Look in the mirror: THAT's your competition
I'll never forget hopping in Jen's trusty and dependable Ford Edge to drive down to Niles, OH for my first Dancing Mindfulness experience. There I am sitting next to my hip, super credentialed supervisor with a dance degree feeling insecure and quite intimidated. And I'm going to dance with Dr. Jamie Marich, the dynamic woman who developed this art form and is well renowned in the psychology field for her trauma informed expressive arts and other treatment modalities. "This is going to be an embarrassment" and " I don't dance. I gyrate and I haven't gyrated since I last drank about eight years ago." "What am I going to do??? I suppose I could just watch." These were all very important thoughts and questions that I wasn't allowing my ego to reveal to Jen.

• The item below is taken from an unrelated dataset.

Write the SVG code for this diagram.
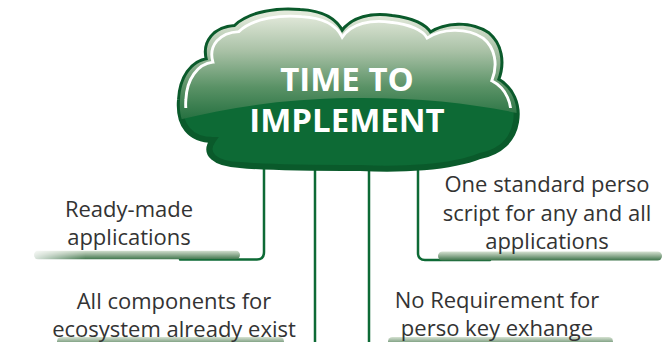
<svg xmlns="http://www.w3.org/2000/svg" width="668" height="342" viewBox="0 0 668 342">
  <style>
    .lbl { font-family: "Open Sans", "Noto Sans", "Liberation Sans", sans-serif; font-size: 22px; fill: #333333; text-anchor: middle; }
    .title { font-family: "Open Sans", "Noto Sans", "Liberation Sans", sans-serif; font-size: 33px; font-weight: bold; fill: #ffffff; text-anchor: middle; }
    .conn { fill: none; stroke: #0d6a35; stroke-width: 2.5; stroke-linecap: round; stroke-linejoin: round; }
    .bar { fill: url(#barGrad); }
  </style>
  <defs>
    <path id="cloudShape" d="M 213,140 C 190,140 178,125 180,100 C 181,78 192,62 208,60 C 203,42 215,28 235,27 C 250,12 280,9 300,11 C 320,12 335,18 342,33 C 352,18 372,14 392,17 C 412,19 426,26 430,34 C 445,24 470,22 488,34 C 500,44 504,62 497,80 C 512,88 519,105 516,122 C 513,140 500,152 480,156 C 450,168 400,170 360,168 C 320,168 270,168 240,165 C 215,164 203,154 213,140 Z"/>
    <clipPath id="cloudClip"><use href="#cloudShape"/></clipPath>
    <clipPath id="topClip"><rect x="170" y="0" width="360" height="108"/></clipPath>
    <linearGradient id="glossGrad" x1="0" y1="15" x2="0" y2="118" gradientUnits="userSpaceOnUse">
      <stop offset="0" stop-color="#e2e9da"/>
      <stop offset="0.35" stop-color="#a9c1a6"/>
      <stop offset="0.7" stop-color="#5a9266"/>
      <stop offset="1" stop-color="#287242"/>
    </linearGradient>
    <linearGradient id="barGrad" x1="0" y1="0" x2="0" y2="1">
      <stop offset="0" stop-color="#d6e2d2"/>
      <stop offset="0.45" stop-color="#94b096"/>
      <stop offset="1" stop-color="#3c7349"/>
    </linearGradient>
    <linearGradient id="fadeL" x1="0" y1="0" x2="1" y2="0">
      <stop offset="0" stop-color="#fff" stop-opacity="0.2"/>
      <stop offset="0.25" stop-color="#fff" stop-opacity="1"/>
      <stop offset="1" stop-color="#fff" stop-opacity="1"/>
    </linearGradient>
    <mask id="fadeMaskL" maskContentUnits="objectBoundingBox">
      <rect x="0" y="0" width="1" height="1" fill="url(#fadeL)"/>
    </mask>
  </defs>

  <g id="connectors">
    <path class="conn" d="M 264,160 V 252 Q 264,259.5 257,259.5 H 180"/>
    <path class="conn" d="M 315,165 V 342"/>
    <path class="conn" d="M 369,165 V 342"/>
    <path class="conn" d="M 418,160 V 253 Q 418,260 425,260 H 490"/>
  </g>

  <g id="cloud">
    <use href="#cloudShape" fill="#0d6a35" stroke="#0a5a2b" stroke-width="6"/>
    <g clip-path="url(#cloudClip)">
      <path d="M 170,0 H 530 V 116 C 480,104 420,97 350,98 C 280,99 225,108 170,122 Z" fill="url(#glossGrad)"/>
      <g clip-path="url(#topClip)">
        <use href="#cloudShape" fill="none" stroke="#ffffff" stroke-width="3" transform="translate(348 92) scale(0.965 0.93) translate(-348 -92)"/>
      </g>
    </g>
    <text class="title" x="347" y="91">TIME TO</text>
    <text class="title" x="347" y="132">IMPLEMENT</text>
  </g>

  <g id="node-ready-made">
    <rect class="bar" x="34" y="250.5" width="206" height="9" rx="4.5" mask="url(#fadeMaskL)"/>
    <text class="lbl" x="129" y="217">Ready-made</text>
    <text class="lbl" x="129" y="245">applications</text>
  </g>

  <g id="node-all-components">
    <rect class="bar" x="57" y="337" width="227" height="9" rx="4.5"/>
    <text class="lbl" x="174" y="309">All components for</text>
    <text class="lbl" x="174" y="337">ecosystem already exist</text>
  </g>

  <g id="node-perso-script">
    <rect class="bar" x="438" y="251.5" width="224" height="9" rx="4.5"/>
    <text class="lbl" x="547" y="192">One standard perso</text>
    <text class="lbl" x="547" y="221">script for any and all</text>
    <text class="lbl" x="547" y="249">applications</text>
  </g>

  <g id="node-no-requirement">
    <rect class="bar" x="388" y="337" width="225" height="9" rx="4.5"/>
    <text class="lbl" x="497" y="308">No Requirement for</text>
    <text class="lbl" x="497" y="336">perso key exhange</text>
  </g>
</svg>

My own personal epiphany was that this Dancing Mindfulness wasn't a class measuring your physical ability or talent. In fact, it wasn't anything about me yet it was everything about me at the same time. There were other women attending who were broken, like me. At some point in their lives, ok ok ok: at many points in OUR lives, we had experienced trauma. Ranging from unhealthy relationships with family members, natural disasters or accidents, to severe forms of abuse and neglect. Healing, as we came to learn through Jen, Jamie and other women who decided to embrace this movement: can only happen entirely with help from our God-given (God as you understand he/she, or whatever/whoever you higher power may or may not be) gift of expression in the form of arts.
Keeping in mind the principles of mindfulness: non-judgment, non-striving, acceptance, trust, beginner's mind, patience and letting go. And just like that: with a short guided grounding exercise and stretches, we all got up, supporting each other without expectations. I twirled and twirled and twirled as if to unravel that first layer of hard ego and insecurity.